Written instruction
Copy out exactly the lines from the one holding "Generate a LaTeX" through the one holding "(0,0) rectangle (31.5,5.67);", ends included; omit images.
::::::::::
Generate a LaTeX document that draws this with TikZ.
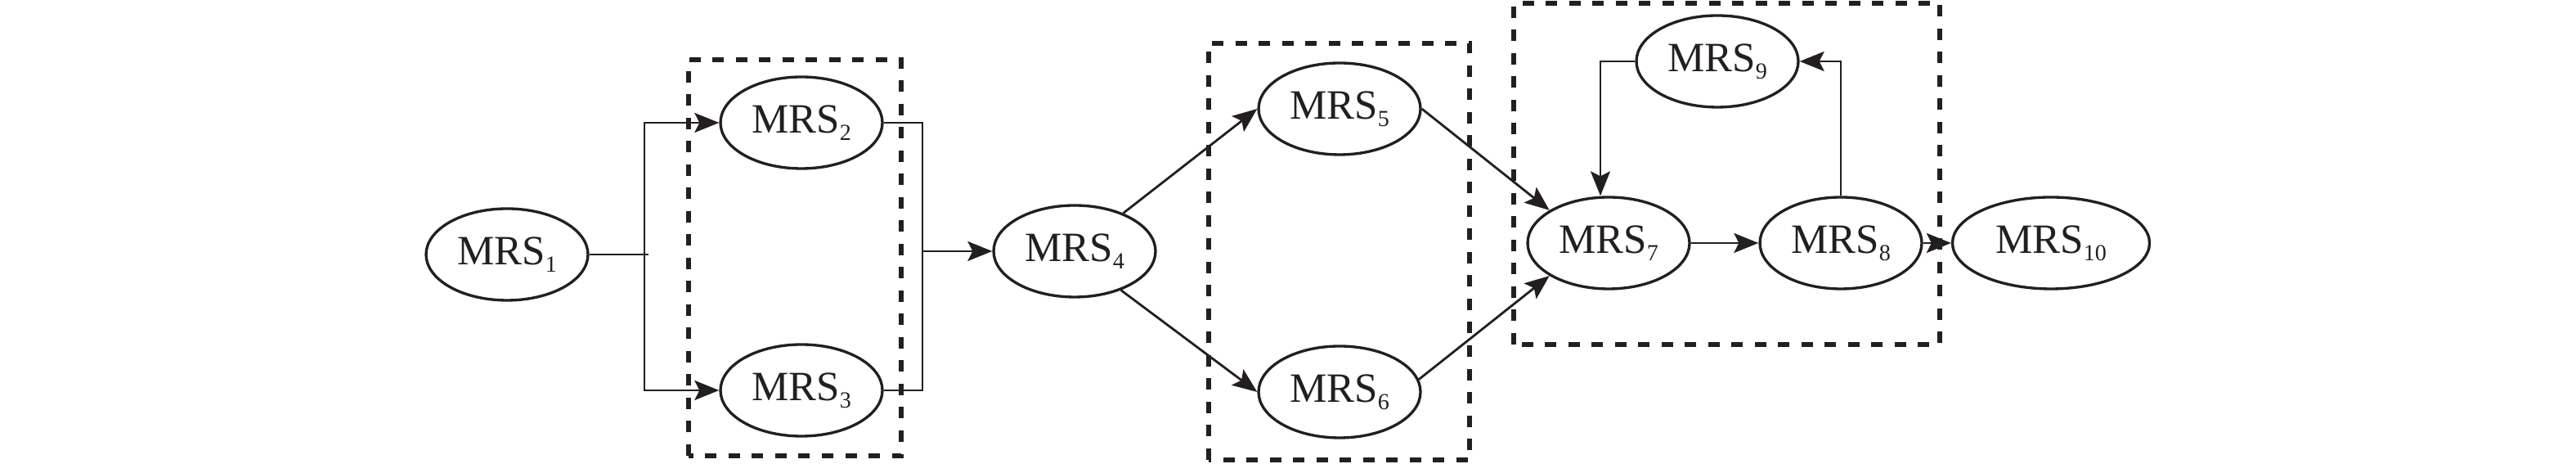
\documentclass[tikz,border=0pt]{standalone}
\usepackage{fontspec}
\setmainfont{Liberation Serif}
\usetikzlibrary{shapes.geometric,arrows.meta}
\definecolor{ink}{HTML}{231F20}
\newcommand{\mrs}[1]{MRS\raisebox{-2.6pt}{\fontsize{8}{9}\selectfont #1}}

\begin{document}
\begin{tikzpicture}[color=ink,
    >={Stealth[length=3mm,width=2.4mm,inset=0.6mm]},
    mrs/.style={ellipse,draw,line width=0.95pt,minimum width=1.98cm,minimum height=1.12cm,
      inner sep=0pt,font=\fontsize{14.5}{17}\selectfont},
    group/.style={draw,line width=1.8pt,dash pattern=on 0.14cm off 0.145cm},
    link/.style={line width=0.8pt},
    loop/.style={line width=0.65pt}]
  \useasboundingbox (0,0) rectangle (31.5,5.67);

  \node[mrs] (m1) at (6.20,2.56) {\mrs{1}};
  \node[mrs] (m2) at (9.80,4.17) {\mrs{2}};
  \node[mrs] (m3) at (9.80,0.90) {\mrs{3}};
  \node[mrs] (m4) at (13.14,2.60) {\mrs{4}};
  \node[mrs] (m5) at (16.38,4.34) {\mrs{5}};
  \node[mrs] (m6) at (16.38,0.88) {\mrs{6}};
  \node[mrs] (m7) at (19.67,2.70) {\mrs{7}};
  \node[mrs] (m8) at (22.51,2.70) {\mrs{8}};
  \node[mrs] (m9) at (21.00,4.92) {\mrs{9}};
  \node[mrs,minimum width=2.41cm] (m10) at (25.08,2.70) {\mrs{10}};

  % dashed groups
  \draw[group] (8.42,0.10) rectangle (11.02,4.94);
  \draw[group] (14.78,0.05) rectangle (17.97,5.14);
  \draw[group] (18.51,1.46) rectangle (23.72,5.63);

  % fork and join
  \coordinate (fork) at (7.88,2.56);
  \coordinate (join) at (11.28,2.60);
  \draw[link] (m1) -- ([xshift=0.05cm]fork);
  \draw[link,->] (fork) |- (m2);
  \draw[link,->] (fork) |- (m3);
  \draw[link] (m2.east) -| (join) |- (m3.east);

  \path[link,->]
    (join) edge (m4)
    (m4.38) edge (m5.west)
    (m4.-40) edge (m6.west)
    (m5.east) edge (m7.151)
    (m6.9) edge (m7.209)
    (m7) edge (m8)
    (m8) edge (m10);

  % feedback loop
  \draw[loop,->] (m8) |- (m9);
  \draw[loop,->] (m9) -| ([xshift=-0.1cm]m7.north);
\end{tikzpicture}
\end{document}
::::::::::
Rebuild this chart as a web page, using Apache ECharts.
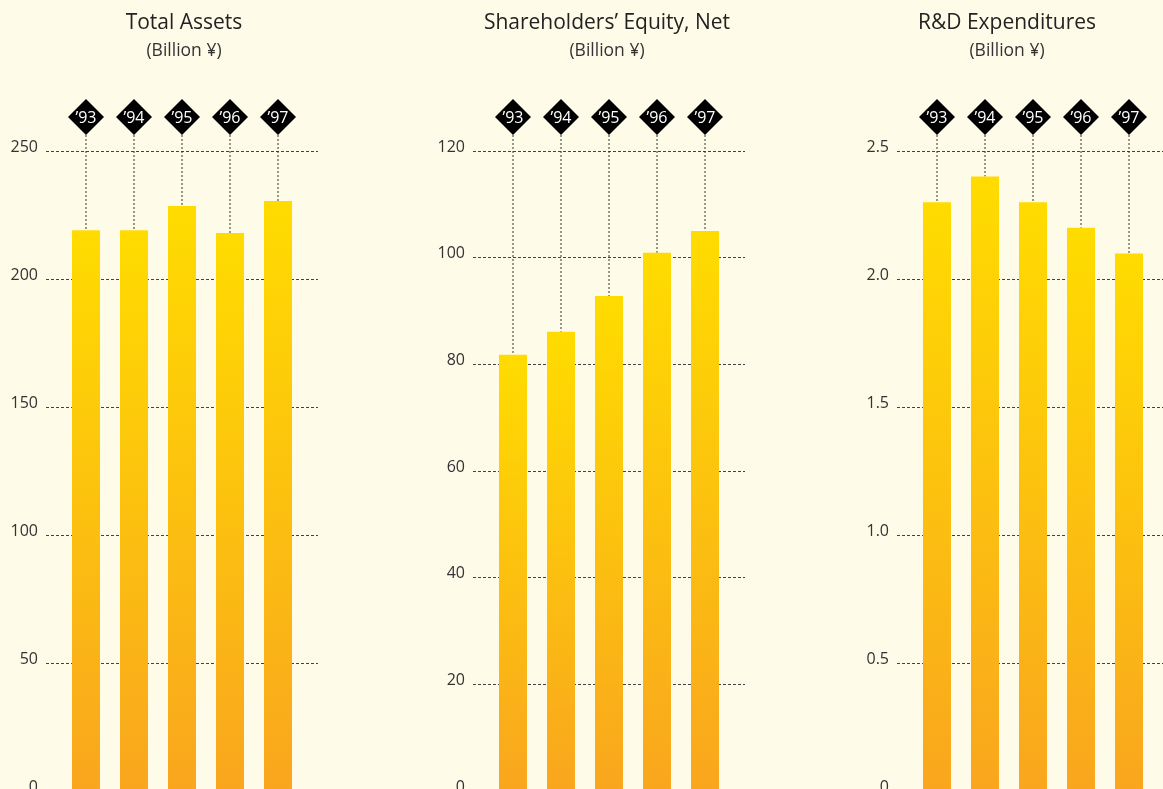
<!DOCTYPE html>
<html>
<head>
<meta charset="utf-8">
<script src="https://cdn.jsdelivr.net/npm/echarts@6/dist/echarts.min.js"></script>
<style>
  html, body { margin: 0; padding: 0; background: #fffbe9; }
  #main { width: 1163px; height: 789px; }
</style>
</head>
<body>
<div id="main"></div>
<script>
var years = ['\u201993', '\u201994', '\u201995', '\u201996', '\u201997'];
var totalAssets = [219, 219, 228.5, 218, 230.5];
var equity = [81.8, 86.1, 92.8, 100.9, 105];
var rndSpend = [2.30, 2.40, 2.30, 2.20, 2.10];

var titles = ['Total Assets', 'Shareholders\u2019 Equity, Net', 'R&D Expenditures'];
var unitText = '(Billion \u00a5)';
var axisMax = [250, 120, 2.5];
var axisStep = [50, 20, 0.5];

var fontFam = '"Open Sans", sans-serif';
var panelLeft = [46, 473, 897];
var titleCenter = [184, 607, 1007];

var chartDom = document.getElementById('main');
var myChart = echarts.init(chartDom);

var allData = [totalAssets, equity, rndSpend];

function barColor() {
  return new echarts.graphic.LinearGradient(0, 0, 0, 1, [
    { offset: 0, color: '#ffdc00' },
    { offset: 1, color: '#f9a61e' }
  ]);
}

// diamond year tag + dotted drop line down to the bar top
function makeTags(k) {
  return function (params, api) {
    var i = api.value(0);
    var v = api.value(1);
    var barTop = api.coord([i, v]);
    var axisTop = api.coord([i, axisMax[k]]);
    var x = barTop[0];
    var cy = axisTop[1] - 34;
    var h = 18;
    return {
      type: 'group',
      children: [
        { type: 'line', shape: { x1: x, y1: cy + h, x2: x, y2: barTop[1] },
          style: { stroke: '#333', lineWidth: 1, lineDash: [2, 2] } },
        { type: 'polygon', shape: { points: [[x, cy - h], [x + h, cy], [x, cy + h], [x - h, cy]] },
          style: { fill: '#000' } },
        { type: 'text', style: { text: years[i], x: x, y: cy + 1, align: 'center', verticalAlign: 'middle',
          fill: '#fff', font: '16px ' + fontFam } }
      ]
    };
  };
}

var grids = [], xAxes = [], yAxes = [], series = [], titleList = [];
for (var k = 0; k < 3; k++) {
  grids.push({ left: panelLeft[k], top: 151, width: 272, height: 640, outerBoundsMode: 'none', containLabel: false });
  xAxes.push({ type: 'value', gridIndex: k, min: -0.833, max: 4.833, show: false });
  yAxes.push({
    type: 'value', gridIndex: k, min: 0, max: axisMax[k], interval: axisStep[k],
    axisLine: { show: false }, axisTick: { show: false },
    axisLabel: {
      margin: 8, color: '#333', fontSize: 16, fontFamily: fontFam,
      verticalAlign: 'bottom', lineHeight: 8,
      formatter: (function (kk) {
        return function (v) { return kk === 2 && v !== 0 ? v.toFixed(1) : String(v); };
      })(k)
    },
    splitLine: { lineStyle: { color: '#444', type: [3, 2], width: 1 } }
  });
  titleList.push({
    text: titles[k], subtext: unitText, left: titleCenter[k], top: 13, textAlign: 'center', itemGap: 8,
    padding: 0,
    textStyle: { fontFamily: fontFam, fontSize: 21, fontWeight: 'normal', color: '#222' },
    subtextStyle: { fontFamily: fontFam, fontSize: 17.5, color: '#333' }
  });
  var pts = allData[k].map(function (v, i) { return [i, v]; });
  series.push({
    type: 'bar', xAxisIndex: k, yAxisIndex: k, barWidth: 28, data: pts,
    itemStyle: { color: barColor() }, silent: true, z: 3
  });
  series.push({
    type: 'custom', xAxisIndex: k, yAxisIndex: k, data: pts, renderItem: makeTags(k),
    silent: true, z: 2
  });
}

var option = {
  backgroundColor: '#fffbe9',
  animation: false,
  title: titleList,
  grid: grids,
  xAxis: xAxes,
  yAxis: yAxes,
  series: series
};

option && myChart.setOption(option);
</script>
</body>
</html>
::::::::::
Output for this exercise
Generate a LaTeX document that draws this with TikZ.
\documentclass[tikz,border=0pt]{standalone}
\usepackage{fontspec}
\setmainfont{Liberation Serif}
\usetikzlibrary{shapes.geometric,arrows.meta}
\definecolor{ink}{HTML}{231F20}
\newcommand{\mrs}[1]{MRS\raisebox{-2.6pt}{\fontsize{8}{9}\selectfont #1}}

\begin{document}
\begin{tikzpicture}[color=ink,
    >={Stealth[length=3mm,width=2.4mm,inset=0.6mm]},
    mrs/.style={ellipse,draw,line width=0.95pt,minimum width=1.98cm,minimum height=1.12cm,
      inner sep=0pt,font=\fontsize{14.5}{17}\selectfont},
    group/.style={draw,line width=1.8pt,dash pattern=on 0.14cm off 0.145cm},
    link/.style={line width=0.8pt},
    loop/.style={line width=0.65pt}]
  \useasboundingbox (0,0) rectangle (31.5,5.67);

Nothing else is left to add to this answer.